そして――以上のような海外の長尺映画もかなわない、上映時間「9時間超」の日本映画があるというのだ。
「それは、一時、ギネスブックで“世界でもっとも長い映画”として認定されていた、『人間の條件』(小林正樹監督、1959~61)で、上映時間は9時間31分です」
「人間の條件」は、戦時中、満州の鉱山管理に派遣された男(仲代達矢)が、非人間的な状況と闘う、一種の反戦映画である。仲代が鬼気迫る演技を見せる一方、男女のメロドラマもあり、戦闘場面も迫力満点、いま観ても十分面白い超大作だ。
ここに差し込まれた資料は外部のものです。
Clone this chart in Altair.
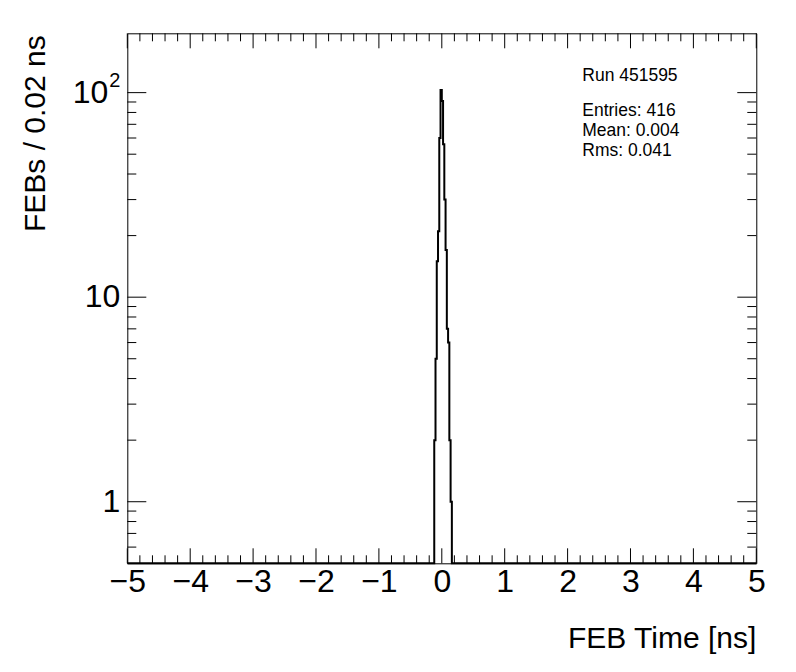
import altair as alt
import pandas as pd

# ---- data ----
bin_left = [-0.12, -0.10, -0.08, -0.06, -0.04, -0.02, 0.00, 0.02, 0.04, 0.06, 0.08, 0.10, 0.12, 0.14]
counts = [2, 5, 15, 21, 60, 103, 91, 56, 30, 17, 7, 6, 2, 1]
bin_width = 0.02
x_range = [-5, 5]
y_range = [0.5, 195]

x_major = [-5, -4, -3, -2, -1, 0, 1, 2, 3, 4, 5]
x_minor = [round(-5 + 0.2 * i, 2) for i in range(51) if i % 5 != 0]
y_major = [1, 10, 100]
y_minor = [0.6, 0.7, 0.8, 0.9, 2, 3, 4, 5, 6, 7, 8, 9, 20, 30, 40, 50, 60, 70, 80, 90]
y_plain_labels = [1, 10]
y_sup_label = 100

run_label = "Run 451595"
stats_lines = ["Entries: 416", "Mean: 0.004", "Rms: 0.041"]
x_title = "FEB Time [ns]"
y_title = "FEBs / 0.02 ns"

W, H = 629, 530
FONT = "Liberation Sans"
LBL = 32
TTL = 30

# histogram outline (ROOT style: runs along the frame bottom where empty)
edges = [x_range[0]] + bin_left + [round(bin_left[-1] + bin_width, 2), x_range[1]]
vals = [y_range[0]] + counts + [y_range[0], y_range[0]]
hist_df = pd.DataFrame({"x": edges, "y": vals, "o": list(range(len(edges)))})

xs = alt.Scale(domain=x_range, nice=False, zero=False)
ys = alt.Scale(type="log", domain=y_range, nice=False)

hist = alt.Chart(hist_df).mark_line(
    interpolate="step-after", color="black", strokeWidth=2, clip=False
).encode(
    x=alt.X("x:Q", scale=xs, axis=alt.Axis(
        values=x_major, format="d", grid=False, ticks=False, tickSize=0, domain=False,
        labelFont=FONT, labelFontSize=LBL, labelColor="black", labelPadding=3,
        labelExpr="replace(datum.label, '-', '−')", title=None, labelFlush=False)),
    y=alt.Y("y:Q", scale=ys, axis=None),
    order="o:Q",
)


def xticks(vals_, length, top):
    df = pd.DataFrame({"t": vals_})
    y0, y1 = (0, length) if top else (H, H - length)
    return alt.Chart(df).mark_rule(color="black", strokeWidth=1).encode(
        x=alt.X("t:Q", scale=xs), y=alt.value(y0), y2=alt.value(y1))


def yticks(vals_, length, right):
    df = pd.DataFrame({"t": vals_})
    x0, x1 = (W, W - length) if right else (0, length)
    return alt.Chart(df).mark_rule(color="black", strokeWidth=1).encode(
        y=alt.Y("t:Q", scale=ys), x=alt.value(x0), x2=alt.value(x1))


ticks = [
    xticks(x_major, 15, False), xticks(x_minor, 8, False),
    xticks(x_major, 15, True), xticks(x_minor, 8, True),
    yticks(y_major, 19, False), yticks(y_minor, 9, False),
    yticks(y_major, 19, True), yticks(y_minor, 9, True),
]

# y tick labels (10^2 drawn with a real superscript)
ylab = alt.Chart(pd.DataFrame({"t": y_plain_labels})).mark_text(
    align="right", baseline="middle", font=FONT, fontSize=LBL, color="black"
).encode(y=alt.Y("t:Q", scale=ys), x=alt.value(-7), text=alt.Text("t:Q", format="d"))
ylab_base = alt.Chart(pd.DataFrame({"t": [y_sup_label]})).mark_text(
    align="right", baseline="middle", font=FONT, fontSize=LBL, color="black"
).encode(y=alt.Y("t:Q", scale=ys), x=alt.value(-19), text=alt.value("10"))
ylab_sup = alt.Chart(pd.DataFrame({"t": [y_sup_label]})).mark_text(
    align="right", baseline="middle", font=FONT, fontSize=20, color="black", dy=-12
).encode(y=alt.Y("t:Q", scale=ys), x=alt.value(-7), text=alt.value("2"))

one = pd.DataFrame({"a": [0]})
run_txt = alt.Chart(one).mark_text(
    align="left", baseline="alphabetic", font=FONT, fontSize=17.5, color="black"
).encode(x=alt.value(455), y=alt.value(47.5), text=alt.value(run_label))
stats_txt = alt.Chart(one).mark_text(
    align="left", baseline="alphabetic", font=FONT, fontSize=17.5, color="black", lineHeight=20
).encode(x=alt.value(455), y=alt.value(82.5), text=alt.value(stats_lines))
xt = alt.Chart(one).mark_text(
    align="right", baseline="alphabetic", font=FONT, fontSize=TTL, color="black"
).encode(x=alt.value(W), y=alt.value(614.5), text=alt.value(x_title))
yt = alt.Chart(one).mark_text(
    align="right", baseline="alphabetic", font=FONT, fontSize=TTL, color="black", angle=270
).encode(x=alt.value(-82), y=alt.value(2), text=alt.value(y_title))

chart = alt.layer(hist, *ticks, ylab, ylab_base, ylab_sup, run_txt, stats_txt, xt, yt).properties(
    width=W, height=H,
    padding={"left": 119.3, "top": 25.3, "right": 30, "bottom": 100},
    autosize=alt.AutoSizeParams(type="none"),
    background="white",
).configure_view(stroke="black", strokeWidth=1)

chart.save("out.html", embed_options={"renderer": "svg", "actions": False})
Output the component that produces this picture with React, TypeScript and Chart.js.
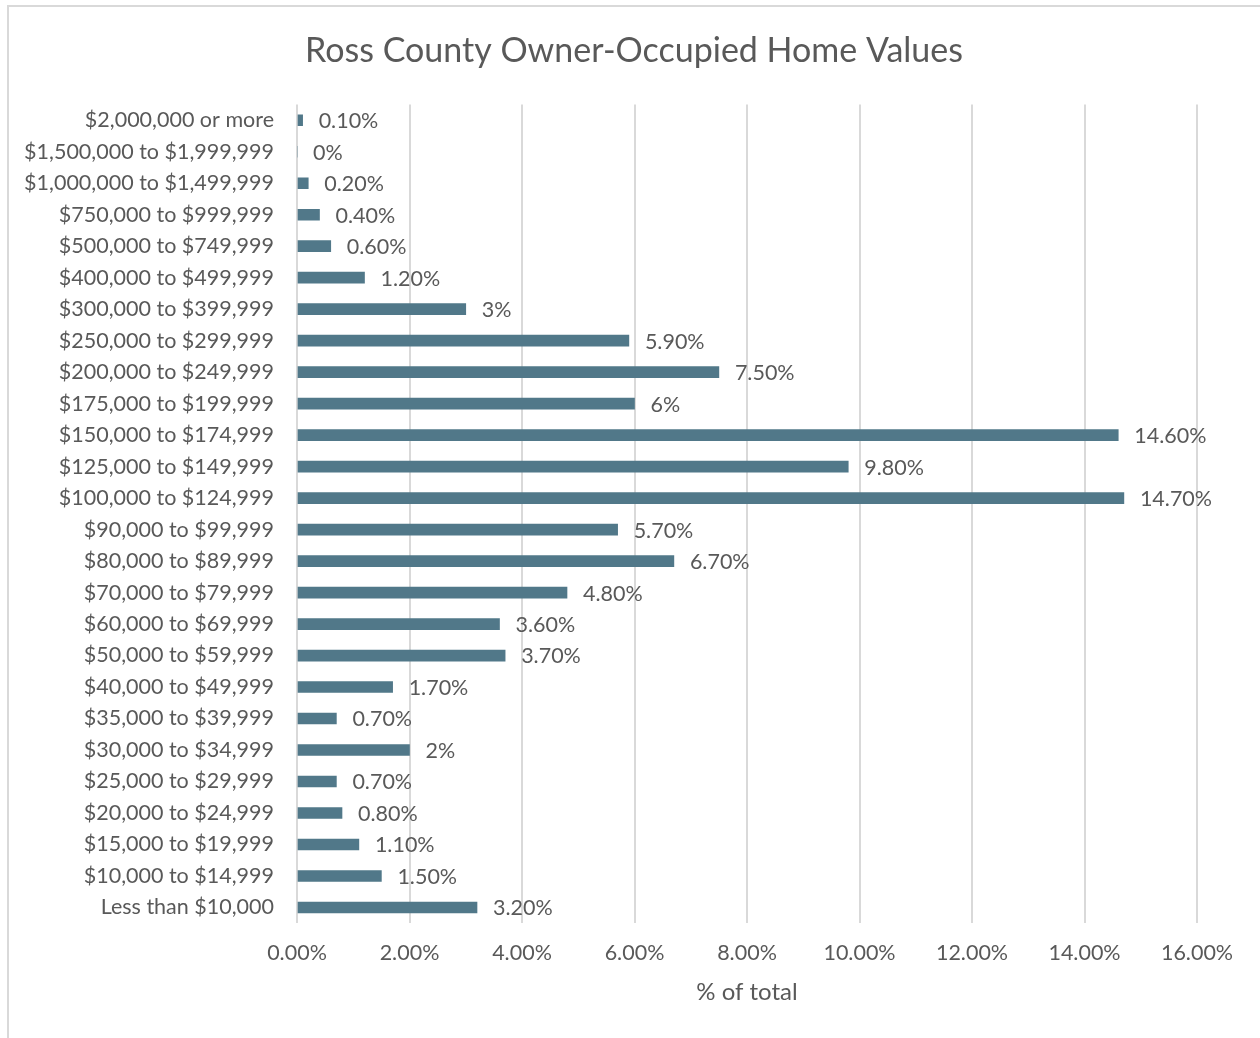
import React, { useEffect, useRef } from "react";
import { Chart, registerables } from "chart.js";

Chart.register(...registerables);

const TITLE = "Ross County Owner-Occupied Home Values";
const AXIS_TITLE = "% of total";

const categories = [
  "$2,000,000 or more",
  "$1,500,000 to $1,999,999",
  "$1,000,000 to $1,499,999",
  "$750,000 to $999,999",
  "$500,000 to $749,999",
  "$400,000 to $499,999",
  "$300,000 to $399,999",
  "$250,000 to $299,999",
  "$200,000 to $249,999",
  "$175,000 to $199,999",
  "$150,000 to $174,999",
  "$125,000 to $149,999",
  "$100,000 to $124,999",
  "$90,000 to $99,999",
  "$80,000 to $89,999",
  "$70,000 to $79,999",
  "$60,000 to $69,999",
  "$50,000 to $59,999",
  "$40,000 to $49,999",
  "$35,000 to $39,999",
  "$30,000 to $34,999",
  "$25,000 to $29,999",
  "$20,000 to $24,999",
  "$15,000 to $19,999",
  "$10,000 to $14,999",
  "Less than $10,000",
];

const values = [
  0.1, 0, 0.2, 0.4, 0.6, 1.2, 3, 5.9, 7.5, 6, 14.6, 9.8, 14.7, 5.7, 6.7, 4.8,
  3.6, 3.7, 1.7, 0.7, 2, 0.7, 0.8, 1.1, 1.5, 3.2,
];

const X_MIN = 0;
const X_MAX = 16;
const X_STEP = 2;

const FONT = "Lato, 'Open Sans', sans-serif";
const TEXT = "#595959";

function fmt(v: number): string {
  return Number.isInteger(v) ? `${v}%` : `${v.toFixed(2)}%`;
}

const textPlugin = {
  id: "texts",
  afterDatasetsDraw(chart: any) {
    const ctx = chart.ctx;
    const area = chart.chartArea;
    const meta = chart.getDatasetMeta(0);
    ctx.save();
    ctx.fillStyle = TEXT;
    ctx.textBaseline = "middle";
    // data labels
    ctx.font = `21.5px ${FONT}`;
    ctx.textAlign = "left";
    meta.data.forEach((bar: any, i: number) => {
      ctx.fillText(fmt(values[i]), bar.x + 16, bar.y + 1);
    });
    // chart title
    ctx.textAlign = "center";
    ctx.font = `34px ${FONT}`;
    ctx.fillText(TITLE, chart.width / 2, area.top - 53);
    // axis title
    ctx.font = `24px ${FONT}`;
    ctx.fillText(AXIS_TITLE, (area.left + area.right) / 2, area.bottom + 69);
    ctx.restore();
  },
};

export default function App() {
  const ref = useRef<HTMLCanvasElement | null>(null);

  useEffect(() => {
    if (!ref.current) return;
    const chart = new Chart(ref.current, {
      type: "bar",
      data: {
        labels: categories,
        datasets: [
          {
            data: values,
            backgroundColor: "#517889",
            barThickness: 11,
          },
        ],
      },
      options: {
        indexAxis: "y",
        animation: false,
        responsive: false,
        maintainAspectRatio: false,
        layout: { padding: { left: 0, right: 63, top: 98.5, bottom: 55 } },
        plugins: {
          legend: { display: false },
          tooltip: { enabled: false },
          title: { display: false },
        },
        scales: {
          x: {
            min: X_MIN,
            max: X_MAX,
            ticks: {
              stepSize: X_STEP,
              color: TEXT,
              font: { family: FONT, size: 21.5 },
              padding: 17,
              maxRotation: 0,
              callback: (v: any) => `${Number(v).toFixed(2)}%`,
            },
            grid: { color: "#d9d9d9", lineWidth: 2, drawTicks: false },
            border: { display: false },
          },
          y: {
            ticks: {
              color: TEXT,
              font: { family: FONT, size: 21.5 },
              padding: 23,
              autoSkip: false,
            },
            grid: { display: false, drawTicks: false },
            border: { display: false },
            afterFit: (scale: any) => {
              scale.width = 289;
            },
          },
        },
      },
      plugins: [textPlugin],
    });
    return () => chart.destroy();
  }, []);

  return (
    <div
      style={{
        position: "absolute",
        left: 0,
        top: 0,
        width: 1260,
        height: 1038,
        background: "#fff",
        overflow: "hidden",
      }}
    >
      <div
        style={{
          position: "absolute",
          left: 7,
          top: 5,
          width: 1260,
          height: 1035,
          border: "2px solid #d9d9d9",
          boxSizing: "border-box",
        }}
      />
      <canvas
        ref={ref}
        width={1252}
        height={1032}
        style={{ position: "absolute", left: 8, top: 6, width: 1252, height: 1032 }}
      />
    </div>
  );
}
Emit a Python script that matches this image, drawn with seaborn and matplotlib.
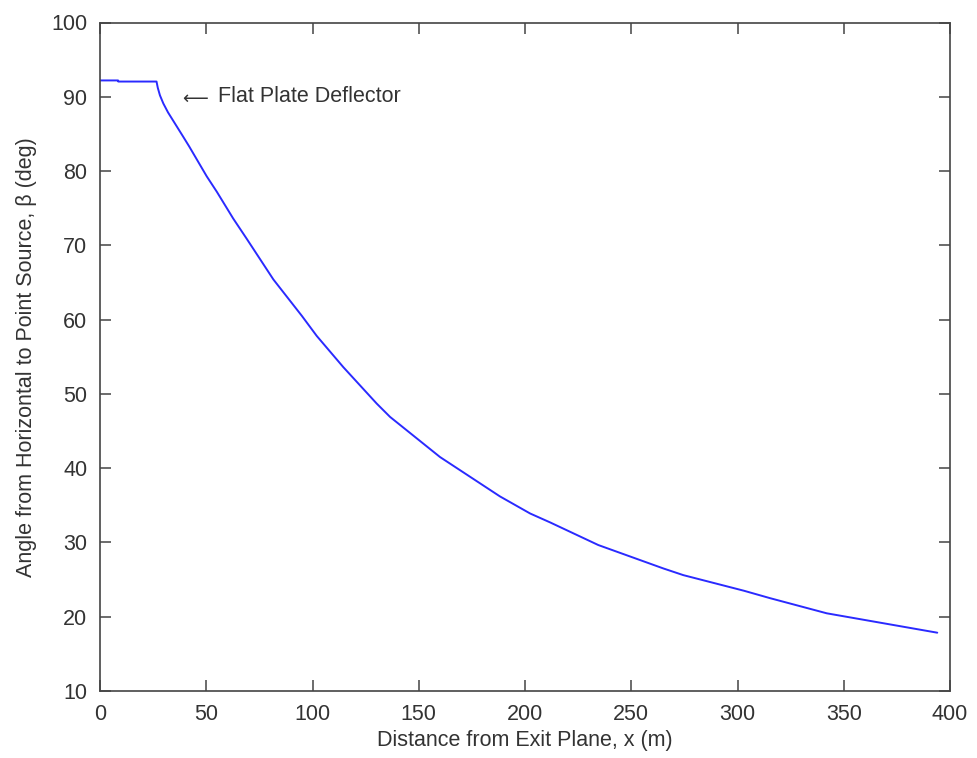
import matplotlib
matplotlib.use("Agg")
import matplotlib.pyplot as plt
import seaborn as sns
import pandas as pd

# Data
distance_m = [0, 8.5, 8.6, 26.6, 27.2, 28.2, 29.8, 32.0, 39.2, 42.0, 50.2, 55.0,
              62.7, 69.0, 81.6, 95.0, 102.0, 114.5, 130.2, 136.5, 160.0,
              188.2, 202.4, 211.8, 234.5, 265.1, 274.5, 303.0, 315.3,
              342.0, 394.0]
angle_deg = [92.2, 92.2, 92.05, 92.05, 91.2, 90.2, 89.1, 87.9, 84.6, 83.3, 79.3, 77.2,
             73.6, 70.9, 65.4, 60.5, 57.8, 53.6, 48.7, 46.9, 41.5,
             36.2, 33.9, 32.7, 29.65, 26.5, 25.6, 23.5, 22.5,
             20.46, 17.85]
x_ticks = [0, 50, 100, 150, 200, 250, 300, 350, 400]
y_ticks = [10, 20, 30, 40, 50, 60, 70, 80, 90, 100]
arrow_text = "\u27f5"
annotation_text = "Flat Plate Deflector"
x_label = "Distance from Exit Plane, x (m)"
y_label = "Angle from Horizontal to Point Source, \u03b2 (deg)"

sns.set_theme(style="ticks")
plt.rcParams["font.family"] = ["Liberation Sans", "DejaVu Sans"]

df = pd.DataFrame({"x": distance_m, "y": angle_deg})

fig = plt.figure(figsize=(9.77, 7.58), dpi=100)
ax = fig.add_axes([100/977, 1 - 691/758, 850/977, (691 - 22.5)/758])

sns.lineplot(data=df, x="x", y="y", sort=False, estimator=None,
             color="#2a2aff", linewidth=1.4, ax=ax)

ax.set_xlim(0, 400)
ax.set_ylim(10, 100)
ax.set_xticks(x_ticks)
ax.set_yticks(y_ticks)

text_color = "#333333"
for s in ax.spines.values():
    s.set_visible(True)
    s.set_color("#444444")
    s.set_linewidth(1.2)

ax.tick_params(direction="in", length=8, width=1.1, color="#444444",
               top=True, right=True, labelsize=15.5, labelcolor=text_color,
               pad=9)

ax.set_xlabel(x_label, fontsize=15.5, color=text_color, labelpad=4)
ax.set_ylabel(y_label, fontsize=15.5, color=text_color, labelpad=10)

ax.text(38.8, 89.7, arrow_text, fontsize=13, color=text_color,
        family="DejaVu Sans", ha="left", va="center")
ax.text(55.3, 90.0, annotation_text, fontsize=15.5, color=text_color,
        ha="left", va="center")

fig.savefig("out.png", dpi=100)
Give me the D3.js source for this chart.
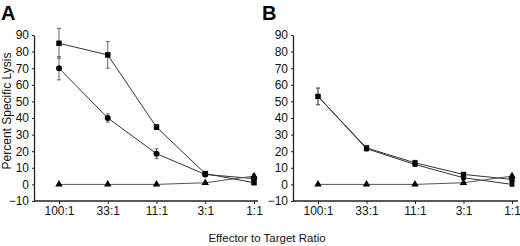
<!DOCTYPE html>
<html><head><meta charset="utf-8">
<script src="https://cdn.jsdelivr.net/npm/d3@7"></script>
<style>
body{margin:0;background:#fff;}
text{font-family:Arial,"Liberation Sans",Helvetica,sans-serif;}
</style></head>
<body><svg id="c" width="520" height="246"></svg>
<script>
const categories = ["100:1","33:1","11:1","3:1","1:1"];
const yTicks = [-10,0,10,20,30,40,50,60,70,80,90];

// Panel A
const aSquare = [85, 78, 34.5, 6.5, 1];
const aSquareErr = [9, 8, 1.5, 0.8, 0.8];
const aCircle = [70, 40, 18.5, 6, 3.5];
const aCircleErr = [7, 2.5, 3, 0.8, 0.8];
const aTriangle = [0, 0, 0, 1, 5];
const aTriangleErr = [0.5, 0.5, 0.5, 0.5, 1];

// Panel B
const bSquare = [53, 22, 13, 6, 3];
const bSquareErr = [5, 1.5, 1.5, 1, 0.8];
const bCircle = [53, 21.5, 12, 4, 0];
const bCircleErr = [5, 1.5, 1, 0.8, 0.5];
const bTriangle = [0, 0, 0, 1, 5];
const bTriangleErr = [0.5, 0.5, 0.5, 0.5, 1];

const svg = d3.select("#c");

function panel(opt){
  const g = svg.append("g");
  const y = d3.scaleLinear().domain([-10,90]).range([201,35]);
  const x = d3.scalePoint().domain(categories).range([opt.x0, opt.x1]);
  // y axis
  const ya = g.append("g").attr("transform",`translate(${opt.ax},0)`)
    .call(d3.axisLeft(y).tickValues(yTicks).tickSize(2).tickSizeOuter(0).tickPadding(3));
  ya.select(".domain").attr("stroke","#222").attr("stroke-width",1.3);
  ya.selectAll(".tick line").attr("stroke","#222");
  ya.selectAll("text").attr("font-size",12).attr("fill","#111").attr("font-family","Arial, 'Liberation Sans', sans-serif");
  // x axis
  const xa = g.append("g").attr("transform",`translate(0,${y(-10)})`)
    .call(d3.axisBottom(x).tickSize(3).tickPadding(2));
  xa.select(".domain").remove();
  xa.append("line").attr("x1",opt.ax).attr("x2",opt.axEnd).attr("stroke","#222").attr("stroke-width",1.3);
  xa.selectAll(".tick line").attr("stroke","#222");
  xa.selectAll("text").attr("font-size",12).attr("fill","#111").attr("font-family","Arial, 'Liberation Sans', sans-serif");

  const line = d3.line().x((d,i)=>x(categories[i])).y(d=>y(d));
  opt.series.forEach(s=>{
    g.append("path").datum(s.v).attr("d",line).attr("fill","none")
      .attr("stroke",s.lc||"#333").attr("stroke-width",1);
  });
  opt.series.forEach(s=>{
    s.v.forEach((v,i)=>{
      const cx = x(categories[i]);
      const e = s.e[i];
      if(e>0.9){
        g.append("line").attr("x1",cx).attr("x2",cx).attr("y1",y(v+e)).attr("y2",y(v-e))
          .attr("stroke","#666").attr("stroke-width",1);
        [v+e,v-e].forEach(t=>g.append("line").attr("x1",cx-2).attr("x2",cx+2).attr("y1",y(t)).attr("y2",y(t))
          .attr("stroke","#666").attr("stroke-width",1));
      }
    });
    const sym = d3.symbol().type(s.type).size(s.size);
    g.selectAll(null).data(s.v).enter().append("path")
      .attr("d",sym)
      .attr("transform",(d,i)=>`translate(${x(categories[i])},${y(d)})`)
      .attr("fill","#000");
  });
  g.append("text").attr("x",opt.lx).attr("y",20).attr("font-size",20).attr("font-weight","bold")
    .attr("fill","#000").text(opt.label);
}

panel({x0:59,x1:254,ax:34,axEnd:258,lx:1,label:"A",series:[
  {v:aSquare,e:aSquareErr,type:d3.symbolSquare,size:30},
  {v:aCircle,e:aCircleErr,type:d3.symbolCircle,size:28},
  {v:aTriangle,e:aTriangleErr,type:d3.symbolTriangle,size:24,lc:"#555"}
]});
panel({x0:318,x1:512,ax:293,axEnd:518,lx:262,label:"B",series:[
  {v:bSquare,e:bSquareErr,type:d3.symbolSquare,size:28},
  {v:bCircle,e:bCircleErr,type:d3.symbolSquare,size:22},
  {v:bTriangle,e:bTriangleErr,type:d3.symbolTriangle,size:24,lc:"#555"}
]});

svg.append("text").attr("transform","translate(11,111) rotate(-90)")
  .attr("text-anchor","middle").attr("font-size",12).attr("fill","#111").text("Percent Specific Lysis");
svg.append("text").attr("x",267).attr("y",242)
  .attr("text-anchor","middle").attr("font-size",11.5).attr("fill","#111").text("Effector to Target Ratio");
</script></body></html>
「ただし、さすがに9時間半で1本の映画ではありません。これは、五味川純平による全6部作の長編小説が原作です。その原作を、2部ずつ1本3時間強の映画にまとめ、〈第1・2部〉〈第3・4部〉〈第5・6部〉の、事実上三部作に構成し、3年間にわたって製作・公開されたのです」
それにしたって、1本が3時間強。2回の休憩を入れたら10時間である。同一キャスト・スタッフで作られた映画としては、やはり世界最長といえるかもしれない。むかしは、1日かけて全編一挙上映などもあったが、さすがに近年の名画座では、3本の映画として別々に上映されているようだ。それでも、先ほどから解説してくれている映画ジャーナリスト氏は学生時代に、一晩で全編を観たという。
「池袋・文芸坐(現「新文芸坐」)の終戦記念オールナイトで、全編一挙上映を体験しました。土曜の夜10時20分に上映を開始し、終わったのが、たしか、翌朝の8時か9時ころでした。外に出ると、すでに真夏の太陽がギラギラ照りつけており、映画に感動する一方で、“おれは何をやっているのだろう”との思いが交錯し、複雑な気分で帰宅した記憶があります」
この「人間の條件」の大ヒットに触発されて、日活が、おなじ五味川純平原作で、超大作「戦争と人間」全三部作(山本薩夫監督、1970~73)を製作した。石原裕次郎や吉永小百合ら、日活の人気俳優総出演の大作だが、上映時間は「9時間20分」で、「人間の條件」9時間31分に、わずか「11分」およばなかった。